Planned topics and speakers include:

— Who is my neighbor?: Eugene Peterson, Philip Yancey and Tony Campolo

— Caring for the sick: Kay Warren, Francis Collins and Bishop Horace Smith

— Justice and reconciliation: Archbishop Desmond Tutu, Zach Hunter and Gary Haugen

— Serving the poor: Jim Wallis, Shane Claiborne and John Perkins

— Tending creation: Matthew Sleeth, Gerald Durley and Shirley Mullen

— Loving the forsaken: Jim Cymbala, Joni Eareckson Tada and Chuck Colson.

The series is the first time Zondervan has collected so many of its authors for a single purpose, says John Raymond, vice president and publisher for church engagement.

“Instead of people being frustrated that they don’t think they can do anything, we hope this curriculum will spawn enough interest that people will see, `I can make a difference,”‘ Raymond says.

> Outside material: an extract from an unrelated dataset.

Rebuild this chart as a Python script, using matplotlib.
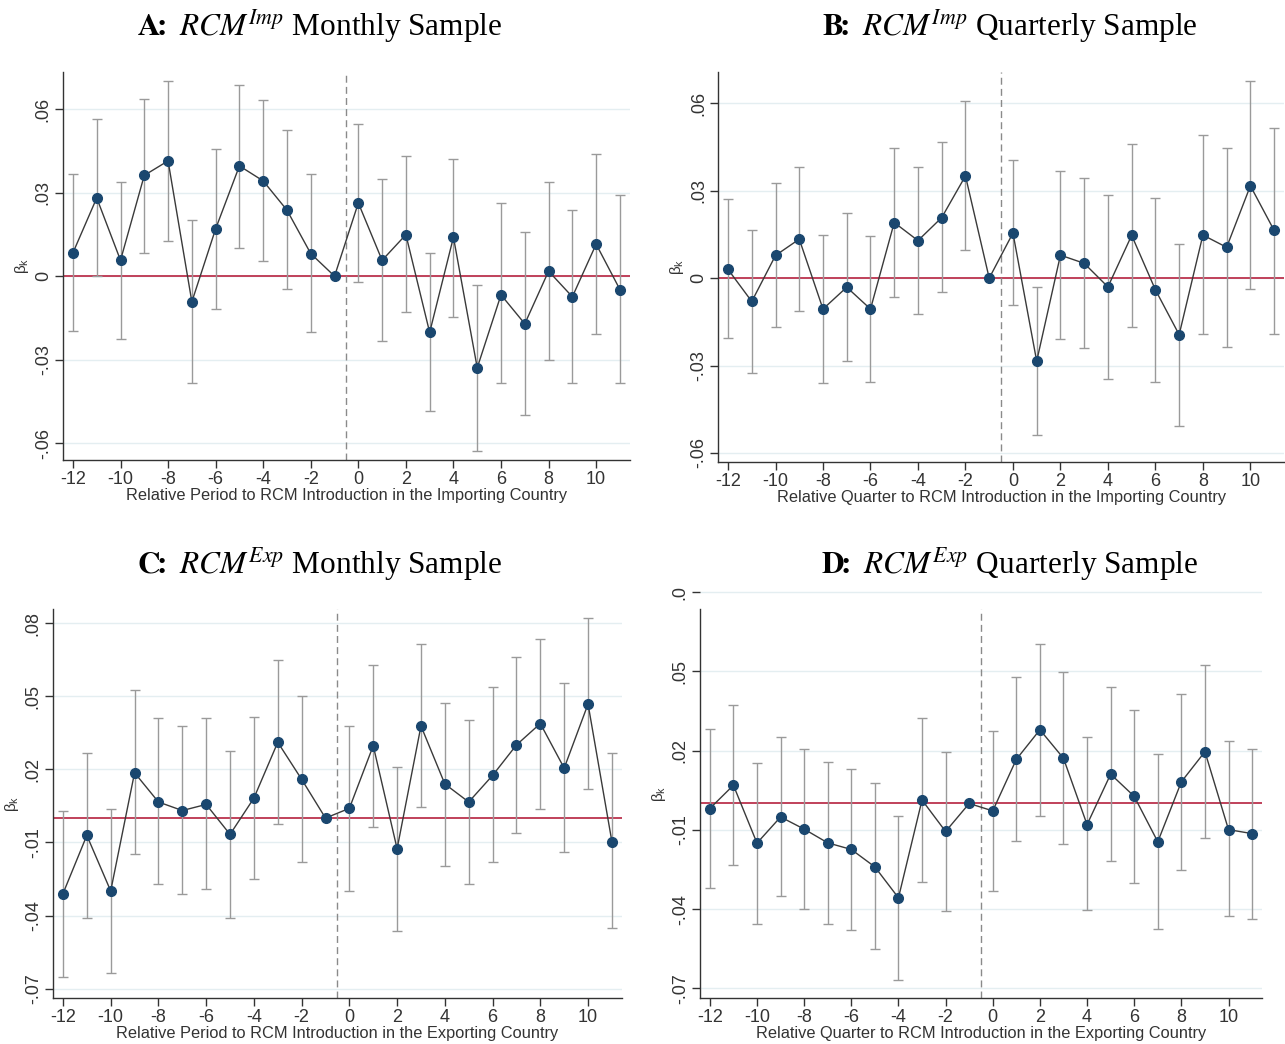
import numpy as np
import matplotlib
matplotlib.use("Agg")
import matplotlib.pyplot as plt

plt.rcParams['font.family'] = ['Liberation Sans', 'DejaVu Sans']
plt.rcParams['mathtext.fontset'] = 'stix'

periods = list(range(-12, 12))

# A: RCM Imp, monthly
a_coef = [0.0084, 0.0281, 0.0057, 0.0362, 0.0414, -0.0092, 0.0170, 0.0396, 0.0342, 0.0237, 0.0081, 0.0,
          0.0263, 0.0057, 0.0149, -0.0202, 0.0140, -0.0329, -0.0067, -0.0171, 0.0018, -0.0074, 0.0115, -0.0048]
a_hi = [0.0366, 0.0564, 0.0339, 0.0637, 0.0700, 0.0202, 0.0458, 0.0687, 0.0633, 0.0524, 0.0366, np.nan,
        0.0546, 0.0349, 0.0431, 0.0085, 0.0422, -0.0031, 0.0261, 0.0159, 0.0339, 0.0238, 0.0440, 0.0290]
a_lo = [-0.0196, 0.0000, -0.0227, 0.0085, 0.0128, -0.0385, -0.0117, 0.0102, 0.0054, -0.0047, -0.0201, np.nan,
        -0.0020, -0.0232, -0.0130, -0.0483, -0.0145, -0.0626, -0.0385, -0.0500, -0.0301, -0.0385, -0.0209, -0.0385]

# B: RCM Imp, quarterly
b_coef = [0.0030, -0.0080, 0.0078, 0.0134, -0.0106, -0.0031, -0.0106, 0.0191, 0.0129, 0.0208, 0.0351, 0.0,
          0.0155, -0.0285, 0.0079, 0.0051, -0.0030, 0.0147, -0.0040, -0.0194, 0.0148, 0.0106, 0.0317, 0.0164]
b_hi = [0.0271, 0.0164, 0.0325, 0.0380, 0.0149, 0.0224, 0.0145, 0.0447, 0.0380, 0.0466, 0.0609, np.nan,
        0.0406, -0.0030, 0.0368, 0.0343, 0.0287, 0.0461, 0.0276, 0.0118, 0.0490, 0.0447, 0.0677, 0.0516]
b_lo = [-0.0207, -0.0325, -0.0169, -0.0114, -0.0359, -0.0283, -0.0355, -0.0063, -0.0122, -0.0046, 0.0098, np.nan,
        -0.0093, -0.0540, -0.0210, -0.0240, -0.0346, -0.0166, -0.0355, -0.0506, -0.0190, -0.0237, -0.0038, -0.0190]

# C: RCM Exp, monthly
c_coef = [-0.0310, -0.0071, -0.0299, 0.0186, 0.0066, 0.0031, 0.0056, -0.0067, 0.0082, 0.0311, 0.0159, 0.0,
          0.0040, 0.0297, -0.0126, 0.0378, 0.0140, 0.0066, 0.0175, 0.0300, 0.0388, 0.0205, 0.0468, -0.0097]
c_hi = [0.0030, 0.0266, 0.0038, 0.0525, 0.0410, 0.0378, 0.0410, 0.0277, 0.0414, 0.0649, 0.0499, np.nan,
        0.0378, 0.0629, 0.0211, 0.0715, 0.0474, 0.0403, 0.0538, 0.0660, 0.0735, 0.0553, 0.0821, 0.0266]
c_lo = [-0.0652, -0.0410, -0.0634, -0.0148, -0.0271, -0.0312, -0.0293, -0.0410, -0.0248, -0.0026, -0.0182, np.nan,
        -0.0299, -0.0037, -0.0464, 0.0044, -0.0196, -0.0271, -0.0182, -0.0062, 0.0038, -0.0141, 0.0121, -0.0453]

# D: RCM Exp, quarterly
d_coef = [-0.0019, 0.0069, -0.0150, -0.0051, -0.0097, -0.0149, -0.0174, -0.0240, -0.0357, 0.0013, -0.0106, 0.0,
          -0.0028, 0.0167, 0.0279, 0.0171, -0.0080, 0.0111, 0.0027, -0.0145, 0.0082, 0.0196, -0.0099, -0.0114]
d_hi = [0.0283, 0.0371, 0.0154, 0.0251, 0.0208, 0.0158, 0.0130, 0.0076, -0.0047, 0.0322, 0.0196, np.nan,
        0.0274, 0.0479, 0.0605, 0.0498, 0.0253, 0.0442, 0.0354, 0.0186, 0.0413, 0.0524, 0.0236, 0.0208]
d_lo = [-0.0320, -0.0231, -0.0455, -0.0351, -0.0400, -0.0455, -0.0479, -0.0552, -0.0668, -0.0297, -0.0408, np.nan,
        -0.0330, -0.0143, -0.0047, -0.0153, -0.0404, -0.0219, -0.0302, -0.0474, -0.0251, -0.0129, -0.0427, -0.0436]

ab_yticks = [-0.06, -0.03, 0, 0.03, 0.06]
ab_ylabels = ['-.06', '-.03', '0', '.03', '.06']
cd_yticks = [-0.07, -0.04, -0.01, 0.02, 0.05, 0.08]
c_ylabels = ['-.07', '-.04', '-.01', '.02', '.05', '.08']
d_ylabels = ['-.07', '-.04', '-.01', '.02', '.05', '.0']
xticks = list(range(-12, 11, 2))

NAVY = '#1a476f'
GRID = '#e4eef1'
ZERO = '#c0415a'
INK = '#333333'


def draw_panel(ax, coef, lo, hi, ylim, yticks, ylabels, xlabel, spine_top=None):
    x = np.array(periods)
    coef = np.array(coef)
    lo = np.array(lo)
    hi = np.array(hi)
    ax.set_xlim(-12.42, 11.42)
    ax.set_ylim(*ylim)
    top = ylim[1] if spine_top is None else spine_top
    for t in yticks:
        ax.axhline(t, color=GRID, lw=1.0, zorder=0)
    ax.axhline(0, color=ZERO, lw=1.4, zorder=1)
    ax.plot([-0.5, -0.5], [ylim[0], top], color='#8a8a8a', lw=1.0,
            dashes=(5, 3), zorder=1)
    ax.errorbar(x, coef, yerr=[coef - lo, hi - coef], fmt='none', ecolor='#9a9a9a',
                elinewidth=1.0, capsize=3.5, capthick=1.0, zorder=2)
    ax.plot(x, coef, color='#3a3a3a', lw=1.0, zorder=3)
    ax.plot(x, coef, 'o', color=NAVY, ms=7, zorder=4)

    ax.set_xticks(xticks)
    ax.set_xticklabels([str(v) for v in xticks], fontsize=13, color=INK)
    ax.set_yticks(yticks)
    ax.set_yticklabels(ylabels, fontsize=13, rotation=90, va='center', color=INK)
    ax.tick_params(axis='both', direction='out', length=6, width=1, color=INK)
    ax.tick_params(axis='y', pad=2)
    ax.tick_params(axis='x', pad=2)
    ax.set_xlabel(xlabel, fontsize=11.8, labelpad=0, color=INK)
    ax.set_ylabel(r'$\mathregular{β_k}$', fontsize=11, labelpad=3, color=INK)
    for side in ['top', 'right']:
        ax.spines[side].set_visible(False)
    for side in ['left', 'bottom']:
        ax.spines[side].set_color(INK)
        ax.spines[side].set_linewidth(1.0)
    ax.spines['left'].set_bounds(ylim[0], top)
    ax.set_facecolor('white')


fig = plt.figure(figsize=(12.85, 10.44), dpi=100)

axA = fig.add_axes([0.049, 0.5594, 0.4412, 0.3716])
draw_panel(axA, a_coef, a_lo, a_hi, (-0.066, 0.0733), ab_yticks, ab_ylabels,
           'Relative Period to RCM Introduction in the Importing Country')

axB = fig.add_axes([0.5588, 0.5575, 0.4405, 0.3736])
draw_panel(axB, b_coef, b_lo, b_hi, (-0.0631, 0.0708), ab_yticks, ab_ylabels,
           'Relative Quarter to RCM Introduction in the Importing Country')

axC = fig.add_axes([0.0412, 0.0441, 0.4428, 0.3726])
draw_panel(axC, c_coef, c_lo, c_hi, (-0.0738, 0.0858), cd_yticks, c_ylabels,
           'Relative Period to RCM Introduction in the Exporting Country')

axD = fig.add_axes([0.5447, 0.0441, 0.4374, 0.3918])
draw_panel(axD, d_coef, d_lo, d_hi, (-0.0736, 0.0812), cd_yticks, d_ylabels,
           'Relative Quarter to RCM Introduction in the Exporting Country',
           spine_top=0.0735)

title_kw = dict(fontsize=22.5, ha='center', va='center', family='Liberation Serif')
fig.text(0.249, 0.975, r'$\mathbf{A\!\!:}$ $\mathit{RCM}^{Imp}$ Monthly Sample', **title_kw)
fig.text(0.786, 0.975, r'$\mathbf{B\!\!:}$ $\mathit{RCM}^{Imp}$ Quarterly Sample', **title_kw)
fig.text(0.249, 0.460, r'$\mathbf{C\!\!:}$ $\mathit{RCM}^{Exp}$ Monthly Sample', **title_kw)
fig.text(0.786, 0.460, r'$\mathbf{D\!\!:}$ $\mathit{RCM}^{Exp}$ Quarterly Sample', **title_kw)

fig.savefig('out.png', dpi=100, facecolor='white')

To find those who are already role models, C2 producers flew or drove more than 85,000 miles across the U.S., to London and South Africa. They interviewed people about a wide span of issues: Tada, a quadriplegic artist and author, about disabilities; Wallis, CEO of Sojourners, about serving the poor; Tutu about reconciliation.


In Wilmore, Ky., they talked to Matthew Sleeth, an environmental activist who wrote “Serve God, Save the Planet.” Sleeth spoke of scriptural commands to care for the Earth, and of how he serves God by taking shorter showers and drying clothes on a line.

“A lot of people know what Christians are against,” Sleeth said. “What we have that is winsome is what we are for. I believe that is going to be the real power of this curriculum.”

(Charles Honey writes for The Grand Rapids Press in Grand Rapids, Mich.)